He was the lucky one…

Henry E. Marks, Jr.

In his letter to Russ, Lt. Parks refers to Henry Marks, Jr. as, “Juney” Marks. A junior himself, when my father was growing up, his mother called him, “juney“. To say my father loathed that appellation is to understate his feelings on the matter by several orders of magnitude. So, I find it interesting that he used it in the above correspondence when referring to Henry. I like to imagine, sometime during their training, probably very early on, my father gleefully saddled his comrade with the hated nickname.

Carlstrom Field, Arcadia, Florida circa September 1942

Henry Marks grew up in the southwest corner of Virginia in rural Smyth County not far from that state’s border with North Carolina.

In September 1941, eighty days before the Japanese attack on Pearl Harbor, Henry traveled 300 miles north to Richmond and on Friday the 19th, enlisted in the United States Army. It is just a guess but his enlistment may have had more to do with getting out of Smyth County than patriotic zeal.

Whatever his reasons for enlisting, by December 1941, America was at war. Henry signed up to be a pilot in the Army Air Corps, ended up in the same training class as my father, and picked up the nickname “juney“.

Seventeen months after beginning basic training, Lieutenants Marks and Parks found themselves at the 96th Bomb Group based in the tiny village of Snetterton Heath in England.

At the beginning of October 1943, the two young men began flying missions. By the end of that month, they and their crews were seasoned combat veterans.

November 13th, 1943 – Bremen

In Dad’s letter to his friend, Russ, he states that “Juney” Marks went down over Munster. The problem with that is… Munster is ninety miles southeast of Bremen. It became clear to me pretty quickly, that this story was going to require some research.

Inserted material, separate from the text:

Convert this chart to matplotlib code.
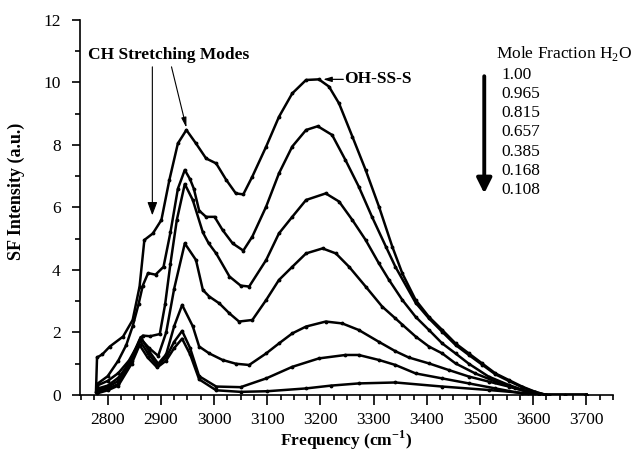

November 13th, 1943 was the 8th Air Force’s 130th mission of the war. The target that day was the German naval facility at the port of Bremen. The 8th planned to send 272 bombers from bases located all over England’s East Anglia region. Bombers from the 96th Bomb Group would join the effort.

Not every crew flew every mission and the Parks crew had that Saturday off. The Marks crew wasn’t so lucky.

The twenty or so bombers the 96th BG would contribute to the large air armada headed for Bremen that day. The bombers from the 96th took off around 7:30 in the morning, formed up with the rest of the force just off the English coast, and headed across the channel. Then, as so often happens in that part of the world in November… The weather went to hell.

A recall order was issued but only 129 bombers got the message. The Marks crew and the remaining 142 B-17s and B-24s dutifully lumbered on through the deteriorating weather to their designated target.

On the internet, the most common version of what happened next is that near Bremen, the Marks B-17 suffered a collision with another B-17 and crashed.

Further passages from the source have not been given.